Cumpre ressaltar que nessa época a santa estava relativamente pobre, devido à enorme riqueza que ela e seu esposo haviam dispendido em obras de caridade.
Quando Conrado II (990-1039) foi eleito para suceder a Santo Henrique em 8 de setembro de 1024, Santa Cunegundes viu-se livre para entregar-se ao que mais almejava: ser totalmente de Deus.
Ocorreu então que, em 1025, no aniversário da morte de Santo Henrique, Cunegundes desejou que fosse realizada a dedicação do mosteiro que havia construído, tomando nele, durante a cerimônia, o véu religioso. Nos 15 anos em que ali viveu até sua morte, rezou, leu e trabalhou ao lado de suas irmãs religiosas.

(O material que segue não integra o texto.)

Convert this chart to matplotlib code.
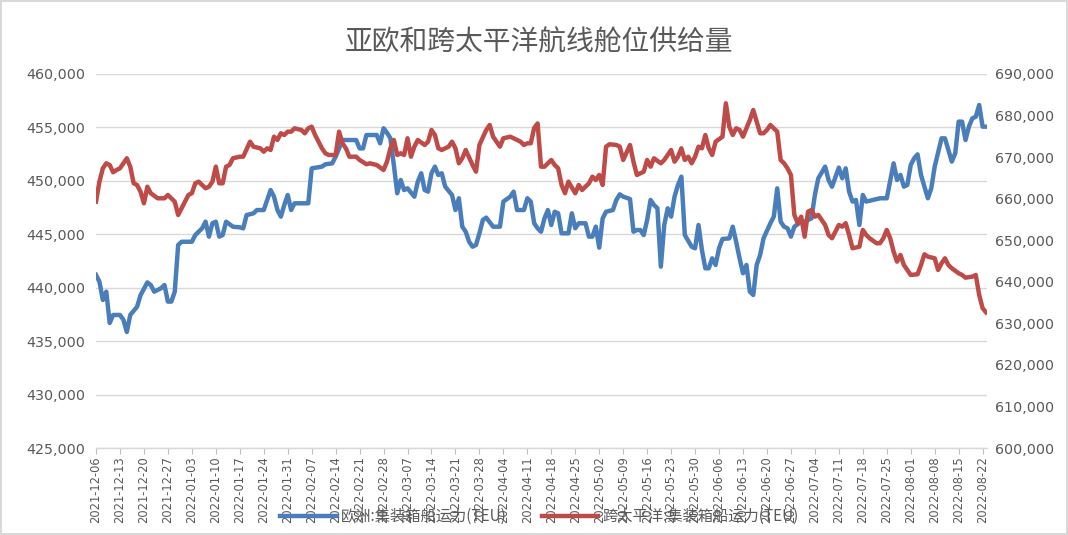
import matplotlib
matplotlib.use("Agg")
import matplotlib.pyplot as plt
import matplotlib.dates as mdates
import matplotlib.ticker as mticker
import pandas as pd

# ---- data (day offset from 2021-12-06, value in TEU) ----
start_date = "2021-12-06"
end_date = "2022-08-22"

eu_day = [0, 1, 2, 3, 4, 5, 7, 8, 9, 10, 12, 13, 15, 16, 17, 19, 20, 21, 22, 23,
          24, 25, 28, 29, 31, 32, 33, 34, 35, 36, 37, 38, 40, 42, 43, 44, 46, 47, 49, 51,
          52, 53, 54, 55, 56, 57, 58, 61, 62, 63, 66, 67, 69, 70, 72, 73, 76, 77, 78, 79,
          81, 82, 83, 84, 85, 86, 87, 88, 89, 90, 91, 93, 94, 95, 96, 97, 98, 99, 100, 101,
          102, 104, 105, 106, 107, 108, 109, 110, 111, 112, 113, 114, 116, 118, 119, 121, 122, 123, 125, 126,
          127, 128, 129, 130, 131, 132, 133, 134, 135, 136, 138, 139, 140, 141, 143, 144, 145, 146, 147, 148,
          149, 151, 152, 153, 154, 156, 157, 158, 159, 160, 161, 162, 163, 164, 165, 166, 167, 168, 169, 170,
          171, 172, 174, 175, 176, 177, 178, 179, 180, 181, 182, 183, 185, 186, 187, 188, 189, 190, 191, 192,
          193, 194, 195, 197, 198, 199, 200, 201, 202, 203, 204, 206, 207, 209, 210, 211, 213, 214, 215, 217,
          218, 219, 220, 221, 222, 223, 224, 225, 227, 229, 231, 233, 234, 235, 236, 237, 238, 239, 240, 241,
          243, 244, 245, 247, 248, 249, 250, 251, 252, 253, 254, 255, 256, 257, 258, 259, 260]
eu_teu = [441200, 440560, 438850, 439630, 436700, 437450, 437450, 437000, 435860, 437450,
          438220, 439300, 440500, 440250, 439630, 439950, 440250, 438700, 438700, 439630,
          444000, 444300, 444300, 444930, 445560, 446180, 444780, 446030, 446180, 444780,
          444930, 446180, 445710, 445650, 445560, 446800, 446960, 447270, 447270, 449140,
          448520, 447270, 446650, 447740, 448680, 447270, 447900, 447900, 447900, 451170,
          451330, 451550, 451640, 452260, 453820, 453820, 453820, 453040, 453040, 454290,
          454290, 454290, 453510, 454920, 454500, 453980, 451480, 448840, 450080, 449140,
          449300, 448520, 449920, 450710, 449140, 448990, 450710, 451330, 450550, 450710,
          449460, 448680, 447270, 448370, 445710, 445240, 444300, 443840, 444000, 445090,
          446340, 446560, 445710, 445710, 448060, 448520, 448990, 447270, 447270, 448370,
          448060, 446030, 445560, 445240, 446490, 447270, 445870, 447110, 446960, 445090,
          445090, 446960, 445560, 446030, 446030, 444780, 444780, 445710, 443750, 446490,
          447110, 447270, 448210, 448740, 448520, 448300, 445240, 445400, 445400, 444930,
          446340, 448210, 447740, 447430, 441970, 445870, 447430, 446650, 448520, 449610,
          450390, 444930, 443840, 443690, 445870, 443530, 441820, 441820, 442750, 442130,
          443690, 444560, 444620, 445710, 444300, 442750, 441350, 442130, 439630, 439320,
          442130, 443060, 444620, 446030, 446650, 449300, 446180, 445710, 445560, 444780,
          445710, 446180, 446180, 446490, 448680, 450240, 451330, 450080, 449450, 451240,
          450240, 451170, 448990, 448060, 448210, 445870, 448680, 448060, 448210, 448370,
          448370, 451640, 450080, 450550, 449460, 449610, 451480, 452110, 452480, 450550,
          448370, 449300, 451330, 453980, 453980, 452890, 451800, 452580, 455540, 455540,
          453820, 455070, 455850, 456000, 457100, 455070, 455070]

tp_day = [0, 1, 2, 3, 4, 5, 6, 7, 9, 10, 11, 12, 13, 14, 15, 16, 18, 20, 21, 23,
          24, 26, 27, 28, 29, 30, 32, 33, 34, 35, 36, 37, 38, 39, 40, 42, 43, 45, 46, 48,
          49, 50, 51, 52, 53, 54, 55, 56, 57, 58, 60, 61, 62, 63, 64, 66, 67, 68, 70, 71,
          72, 73, 74, 76, 77, 79, 80, 82, 84, 85, 86, 87, 88, 89, 90, 91, 92, 93, 94, 96,
          97, 98, 99, 100, 101, 103, 104, 105, 106, 107, 108, 110, 111, 112, 114, 115, 116, 118, 119, 121,
          122, 124, 125, 126, 127, 128, 129, 130, 131, 133, 134, 135, 136, 137, 138, 140, 141, 142, 144, 145,
          146, 147, 148, 149, 150, 152, 153, 154, 156, 157, 158, 160, 161, 162, 163, 165, 166, 168, 169, 170,
          171, 172, 173, 174, 175, 176, 177, 178, 179, 180, 181, 183, 184, 185, 186, 187, 188, 189, 191, 192,
          193, 194, 195, 196, 197, 198, 199, 200, 201, 202, 203, 204, 205, 206, 207, 208, 209, 210, 211, 213,
          214, 215, 217, 218, 219, 220, 221, 223, 224, 225, 226, 228, 229, 230, 231, 232, 233, 234, 235, 236,
          238, 240, 241, 242, 243, 245, 246, 247, 248, 249, 250, 252, 253, 254, 256, 257, 258, 259, 260]
tp_teu = [659300, 664100, 667300, 668510, 668100, 666350, 666900, 667310, 669720, 667700,
          663700, 663290, 661680, 658890, 662880, 661300, 660090, 660090, 660890, 659270,
          656080, 659270, 660890, 661300, 663700, 664090, 662500, 662880, 664090, 667700,
          663700, 663700, 667700, 668100, 669720, 670100, 670100, 673710, 672510, 672120,
          671300, 672120, 671710, 674910, 674120, 675730, 675320, 676120, 676120, 676930,
          676530, 675730, 676930, 677320, 675320, 672120, 670920, 670510, 670510, 676120,
          673330, 672120, 670100, 670100, 669310, 668280, 668510, 668100, 666900, 668900,
          672120, 674120, 670510, 670920, 670510, 674530, 670100, 672510, 674120, 672920,
          673710, 676530, 675320, 672120, 671710, 672510, 673710, 672120, 668510, 669720,
          671710, 668100, 666490, 672920, 676530, 677730, 674910, 672510, 674530, 674910,
          674530, 673710, 672920, 673330, 673330, 677000, 678100, 667700, 667700, 669310,
          668100, 667310, 663290, 661300, 664090, 661300, 663290, 662090, 663700, 665290,
          664500, 665700, 663290, 672510, 673090, 672920, 672510, 669310, 672920, 668900,
          665700, 666490, 669310, 667700, 669720, 668510, 669310, 671710, 668900, 670100,
          672120, 669310, 670100, 668510, 670100, 672510, 672120, 675320, 672120, 670510,
          673710, 674910, 682950, 677320, 675320, 676930, 676530, 674910, 678930, 681340,
          678520, 675730, 675730, 676530, 677730, 676930, 676120, 669310, 668510, 667310,
          665700, 656080, 654090, 655670, 650850, 656870, 657280, 655670, 656080, 653670,
          651260, 650470, 653670, 653260, 654090, 651260, 648060, 648450, 652470, 651260,
          650470, 649270, 649270, 650470, 652470, 650470, 647250, 644840, 646450, 644040,
          641640, 641810, 644040, 646620, 646050, 645650, 642840, 644450, 645650, 644040,
          643250, 642050, 641640, 640990, 641240, 641640, 636830, 633630, 632650]

title_text = "亚欧和跨太平洋航线舱位供给量"
eu_label = "欧洲:集装箱船运力(TEU)"
tp_label = "跨太平洋:集装箱船运力(TEU)"

# ---- styling ----
cjk = ["Noto Sans CJK SC", "DejaVu Sans"]
grey_txt = "#595959"
blue = "#4A7EBB"
red = "#BE4B48"

t0 = pd.Timestamp(start_date)
eu_x = t0 + pd.to_timedelta(eu_day, unit="D")
tp_x = t0 + pd.to_timedelta(tp_day, unit="D")

fig = plt.figure(figsize=(10.68, 5.35), dpi=100)
fig.patch.set_facecolor("white")
fig.patch.set_edgecolor("#d9d9d9")
fig.patch.set_linewidth(1.5)

ax = fig.add_axes([0.0899, 0.1626, 0.834, 0.6991])
ax2 = ax.twinx()

l1, = ax.plot(eu_x, eu_teu, color=blue, lw=3.2, solid_joinstyle="round", label=eu_label, zorder=3)
l2, = ax2.plot(tp_x, tp_teu, color=red, lw=3.2, solid_joinstyle="round", label=tp_label, zorder=3)

ax.set_ylim(425000, 460000)
ax.yaxis.set_major_locator(mticker.MultipleLocator(5000))
ax2.set_ylim(600000, 690000)
ax2.yaxis.set_major_locator(mticker.MultipleLocator(10000))
fmt = mticker.FuncFormatter(lambda v, p: f"{int(v):,}")
ax.yaxis.set_major_formatter(fmt)
ax2.yaxis.set_major_formatter(fmt)

x_end = pd.Timestamp(end_date)
ax.set_xlim(t0, x_end + pd.Timedelta(days=1.2))
ticks = pd.date_range(t0, x_end, freq="7D")
ax.set_xticks(ticks)
ax.xaxis.set_major_formatter(mdates.DateFormatter("%Y-%m-%d"))
for lab in ax.get_xticklabels():
    lab.set_rotation(90)

ax.grid(axis="y", color="#d9d9d9", lw=1.0)
ax.set_axisbelow(True)
for a in (ax, ax2):
    for s in ("top", "left", "right", "bottom"):
        a.spines[s].set_visible(False)
ax.spines["bottom"].set_visible(True)
ax.spines["bottom"].set_color("#d9d9d9")
ax.spines["bottom"].set_linewidth(1.0)

ax.tick_params(axis="x", colors="#bfbfbf", length=4, width=0.8, labelsize=8.3,
               labelcolor=grey_txt, pad=2)
ax.tick_params(axis="y", length=0, labelsize=10.3, labelcolor=grey_txt, pad=8)
ax2.tick_params(axis="y", length=0, labelsize=10.3, labelcolor=grey_txt, pad=6)

fig.text(0.505, 0.921, title_text, ha="center", va="center", fontsize=20,
         color=grey_txt, family=cjk)

fig.legend(handles=[l1, l2], loc="center", bbox_to_anchor=(0.505, 0.034), ncol=2,
           frameon=False, handlelength=3.7, columnspacing=2.3, handletextpad=0.25,
           prop={"family": cjk, "size": 11}, labelcolor=grey_txt)

fig.savefig("out.png", dpi=100, facecolor=fig.get_facecolor(), edgecolor=fig.get_edgecolor())
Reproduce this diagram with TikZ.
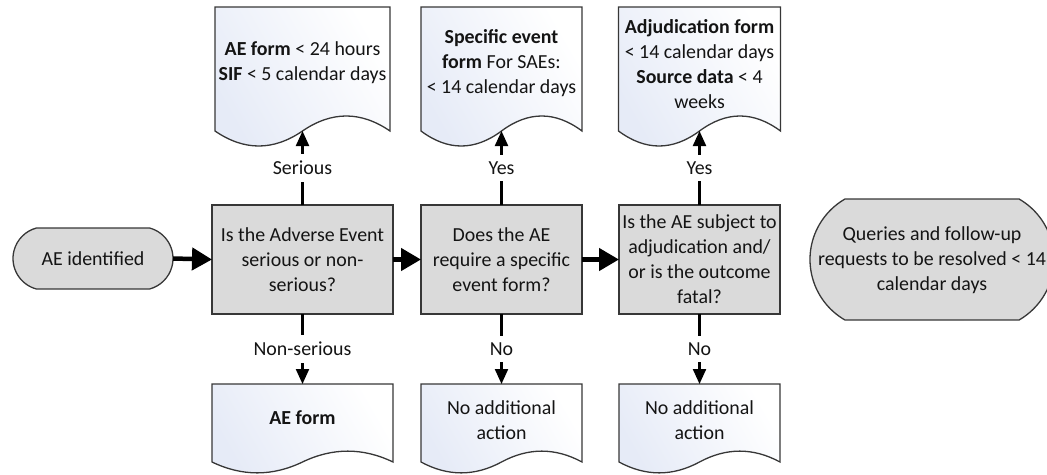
\documentclass[tikz,border=0pt]{standalone}
\usepackage{fontspec}
\setmainfont{Carlito}
\usetikzlibrary{arrows.meta,shapes.misc,calc}
\definecolor{boxgrey}{RGB}{218,218,218}
\definecolor{edge}{RGB}{55,55,55}
\definecolor{docblue}{RGB}{230,235,247}
\definecolor{ink}{RGB}{20,20,20}
% document outline: #1 node name, #2 control offset of the wave
\newcommand\docoutline[2]{%
  \path[docfill] (#1.north west) -- (#1.north east) -- (#1.south east)
    .. controls ($(#1.south east)!1/3!(#1.south)+(0,-#2)$) and ($(#1.south)!1/3!(#1.south east)+(0,-#2)$) .. (#1.south)
    .. controls ($(#1.south)!1/3!(#1.south west)+(0,#2)$) and ($(#1.south west)!1/3!(#1.south)+(0,#2)$) .. (#1.south west) -- cycle;}
\begin{document}
\begin{tikzpicture}[x=1pt,y=-1pt,
  font=\fontsize{19.9}{25}\selectfont, text=ink,
  every node/.style={outer sep=0pt},
  decision/.style={draw=edge, line width=1.3pt, fill=boxgrey, minimum width=#1,
    minimum height=109pt, inner sep=0pt, align=center},
  terminal/.style={rounded rectangle, draw=edge, line width=1.3pt, fill=boxgrey,
    inner sep=0pt},
  docbox/.style={inner sep=0pt, minimum width=#1},
  docfill/.style={draw=edge, line width=1.3pt, left color=docblue, right color=white, shading angle=120},
  doctext/.style={align=center, inner sep=0pt},
  harrow/.style={line width=4.5pt, -{Triangle[length=20pt 0 0,width=22pt 0 0]}},
  varrow/.style={line width=2.2pt, -{Triangle[length=15pt 0 0,width=13pt 0 0]}},
  lbl/.style={fill=white, inner xsep=2pt, inner ysep=7pt}]
\useasboundingbox (0,0) rectangle (1047,474);

% start and end terminals
\node[terminal, minimum width=160pt, minimum height=61pt, rounded rectangle arc length=150] (ae) at (93,258.5) {AE identified};
\node[terminal, minimum width=244pt, minimum height=121pt, rounded rectangle arc length=120] (q) at (932,259.5) {};
\node[doctext] (qt) at (932,260) {Queries and follow-up\\requests to be resolved < 14\\calendar days};

% decisions
\node[decision=181pt] (b1) at (302.5,259.5) {Is the Adverse Event\\serious or non-\\serious?};
\node[decision=161pt] (b2) at (501.5,259.5) {Does the AE\\require a specific\\event form?};
\node[decision=161pt] (b3) at (699.5,259.5) {Is the AE subject to\\adjudication and/\\or is the outcome\\fatal?};

% top documents
\node[docbox=175pt, minimum height=124pt] (d1) at (302.5,69) {};
\node[docbox=161pt, minimum height=124pt] (d2) at (501.5,69) {};
\node[docbox=162pt, minimum height=124pt] (d3) at (699.5,69) {};
\docoutline{d1}{20}
\docoutline{d2}{20}
\docoutline{d3}{20}
\node[doctext] (d1t) at (302.5,63) {\textbf{AE form} < 24 hours\\\textbf{SIF} < 5 calendar days};
\node[doctext] (d2t) at (501.5,63) {\textbf{Specific event}\\\textbf{form} For SAEs:\\< 14 calendar days};
\node[doctext] (d3t) at (699.5,64.5) {\textbf{Adjudication form}\\< 14 calendar days\\\textbf{Source data} < 4\\weeks};

% bottom documents
\node[docbox=181pt, minimum height=78pt] (e1) at (302.5,423) {};
\node[docbox=161pt, minimum height=78pt] (e2) at (501.5,423) {};
\node[docbox=161pt, minimum height=78pt] (e3) at (699.5,423) {};
\docoutline{e1}{14.5}
\docoutline{e2}{14.5}
\docoutline{e3}{14.5}
\node[doctext] (e1t) at (302.5,418) {\textbf{AE form}};
\node[doctext] (e2t) at (501.5,420) {No additional\\action};
\node[doctext] (e3t) at (699.5,420) {No additional\\action};

% main flow
\draw[harrow] (ae.east) -- (b1.west);
\draw[harrow] (b1.east) -- (b2.west);
\draw[harrow] (b2.east) -- (b3.west);

% branches
\draw[varrow] (b1.north) -- node[lbl] {Serious} (d1.south);
\draw[varrow] (b2.north) -- node[lbl] {Yes} (d2.south);
\draw[varrow] (b3.north) -- node[lbl] {Yes} (d3.south);
\draw[varrow] (b1.south) -- node[lbl] {Non-serious} (e1.north);
\draw[varrow] (b2.south) -- node[lbl] {No} (e2.north);
\draw[varrow] (b3.south) -- node[lbl] {No} (e3.north);
\end{tikzpicture}
\end{document}
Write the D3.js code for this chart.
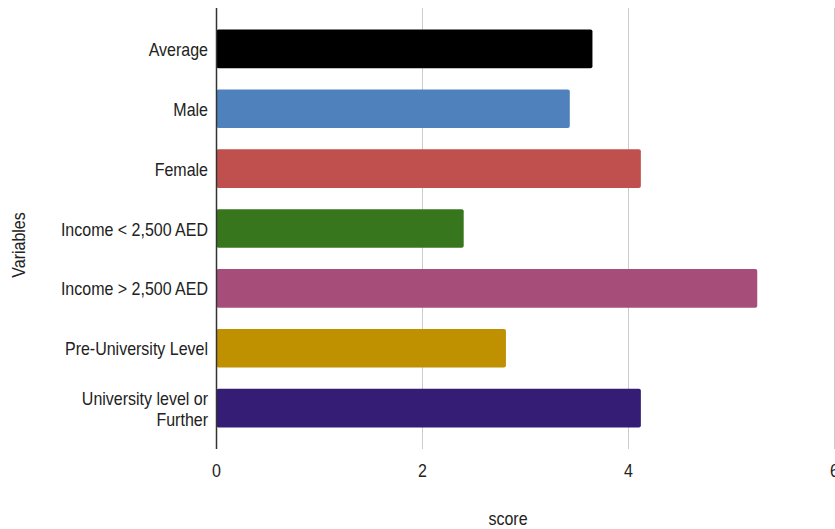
<!DOCTYPE html>
<html>
<head>
<meta charset="utf-8">
<script src="https://cdn.jsdelivr.net/npm/d3@7"></script>
<style>
  body { margin: 0; background: #fff; }
  text { font-family: "Liberation Sans", Arial, sans-serif; fill: #222; font-size: 16px; }
</style>
</head>
<body>
<svg id="chart" width="835" height="529"></svg>
<script>
var categories = ["Average", "Male", "Female", "Income < 2,500 AED", "Income > 2,500 AED", "Pre-University Level", "University level or Further"];
var labelLines = [["Average"], ["Male"], ["Female"], ["Income < 2,500 AED"], ["Income > 2,500 AED"], ["Pre-University Level"], ["University level or", "Further"]];
var scores = [3.65, 3.43, 4.12, 2.40, 5.25, 2.81, 4.12];
var barColors = ["#000000", "#4f81bd", "#c0504d", "#38761d", "#a64d79", "#bf9000", "#351c75"];
var xTicks = [0, 2, 4, 6];

var svg = d3.select("#chart");
var plotLeft = 216.5, plotRight = 834.5, plotTop = 8, plotBottom = 449;
var stretch = 1.2; // glyphs in the reference are a bit taller than wide

var x = d3.scaleLinear().domain([0, 6]).range([plotLeft, plotRight]);
var y = d3.scaleBand().domain(categories).range([plotTop, plotBottom]).paddingInner(0.356).paddingOuter(0.36);

function label(parent, tx, ty, str, anchor, rotate) {
    return parent.append("text")
        .attr("transform", "translate(" + tx + "," + ty + ")" + (rotate ? " rotate(-90)" : "") + " scale(1," + stretch + ")")
        .attr("text-anchor", anchor)
        .text(str);
}

// gridlines
svg.selectAll(".grid")
    .data(xTicks.filter(function(d) { return d > 0; }))
    .enter().append("line")
    .attr("x1", function(d) { return x(d); })
    .attr("x2", function(d) { return x(d); })
    .attr("y1", plotTop)
    .attr("y2", plotBottom)
    .attr("stroke", "#cccccc")
    .attr("stroke-width", 1);

// bars
var data = categories.map(function(c, i) { return { cat: c, val: scores[i], col: barColors[i] }; });
svg.selectAll(".bar")
    .data(data)
    .enter().append("rect")
    .attr("x", x(0))
    .attr("y", function(d) { return y(d.cat); })
    .attr("width", function(d) { return x(d.val) - x(0); })
    .attr("height", y.bandwidth())
    .attr("rx", 2)
    .attr("fill", function(d) { return d.col; });

// zero axis line
svg.append("line")
    .attr("x1", x(0)).attr("x2", x(0))
    .attr("y1", plotTop).attr("y2", plotBottom)
    .attr("stroke", "#333").attr("stroke-width", 1.5);

// x tick labels
xTicks.forEach(function(t) {
    label(svg, x(t), 477, t, "middle");
});

// y labels
categories.forEach(function(c, i) {
    var mid = y(c) + y.bandwidth() / 2;
    var lines = labelLines[i];
    if (lines.length === 1) {
        label(svg, 208, mid + 7, lines[0], "end");
    } else {
        label(svg, 208, mid - 3.5, lines[0], "end");
        label(svg, 208, mid + 17.5, lines[1], "end");
    }
});

// axis titles
label(svg, 508, 525, "score", "middle");
label(svg, 24.5, 245, "Variables", "middle", true);
</script>
</body>
</html>
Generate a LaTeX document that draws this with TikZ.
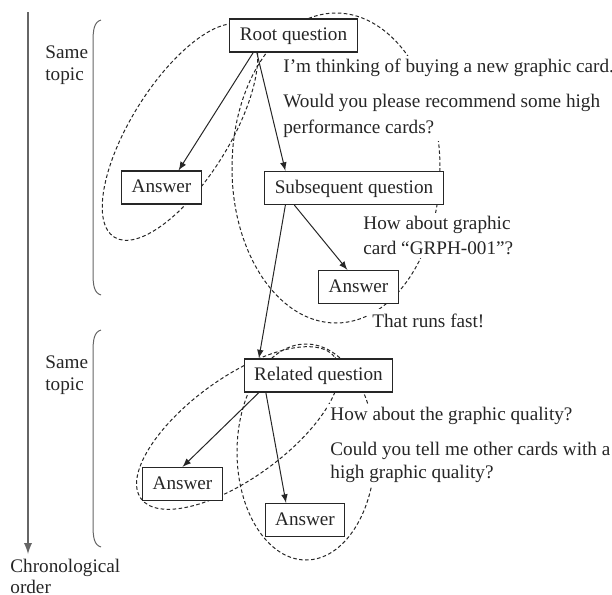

Enfim, em março de 1033, quando sentiu que seu fim se aproximava, preparou-se para apresentar diante do tribunal de Deus. Entretanto, vigilante ao extremo até o início de sua agonia, vendo que preparavam o tecido mortuário para cobrir seu corpo, notou que este estava entremeado de bordados a ouro. Disse então: “Esse tecido não me convém, retirai-o. Quando eu esposei um homem mortal, portei ricas vestes. Mas o pobre hábito que trago hoje é o de esposa de Jesus Cristo. Não procurai, pois, outros ornamentos para cobrir meu corpo, e enterrai-me junto de meu irmão e senhor, o imperador Henrique, que me chama, e eu o vejo.” Com essas palavras entregou sua alma a Deus.
Santa Cunegundes faleceu em 1033 de causas naturais e foi enterrada na Catedral de Bamberg, na Baviera, perto de Santo Henrique II. Sua vida exemplar e os vários milagres atribuídos a ela levaram à sua canonização em 1200 pelo Papa Inocêncio III, 53 anos após a canonização de seu marido Henrique II, em julho de 1147.
Na preparação do dossiê para a canonização de Cunegundes, escreveu-se a sua biografia. Esta e a bula papal para a sua canonização relatam vários de seus milagres.
Ela é reverenciada como a santa padroeira de Bamberg, Alemanha (tanto da arquidiocese quanto da cidade em si), Lituânia, Luxemburgo e Polônia.
Dela diz o Martirológio Romano Monástico, do Mosteiro de Solesmes, no dia 3 de março:
“Perto de 1033, Santa Cunegundes. Com a aquiescência de seu marido, o imperador Santo Henrique II, preservou a virgindade, que havia consagrado antes do seu casamento, e fez, por ocasião de sua coroação em Paderborn, grandes doações a diversas igrejas. Após a morte do imperador, retirou-se para um mosteiro que havia fundado em Bamberg, esquecendo-se e se esforçando para que se esquecessem de sua antiga realeza.”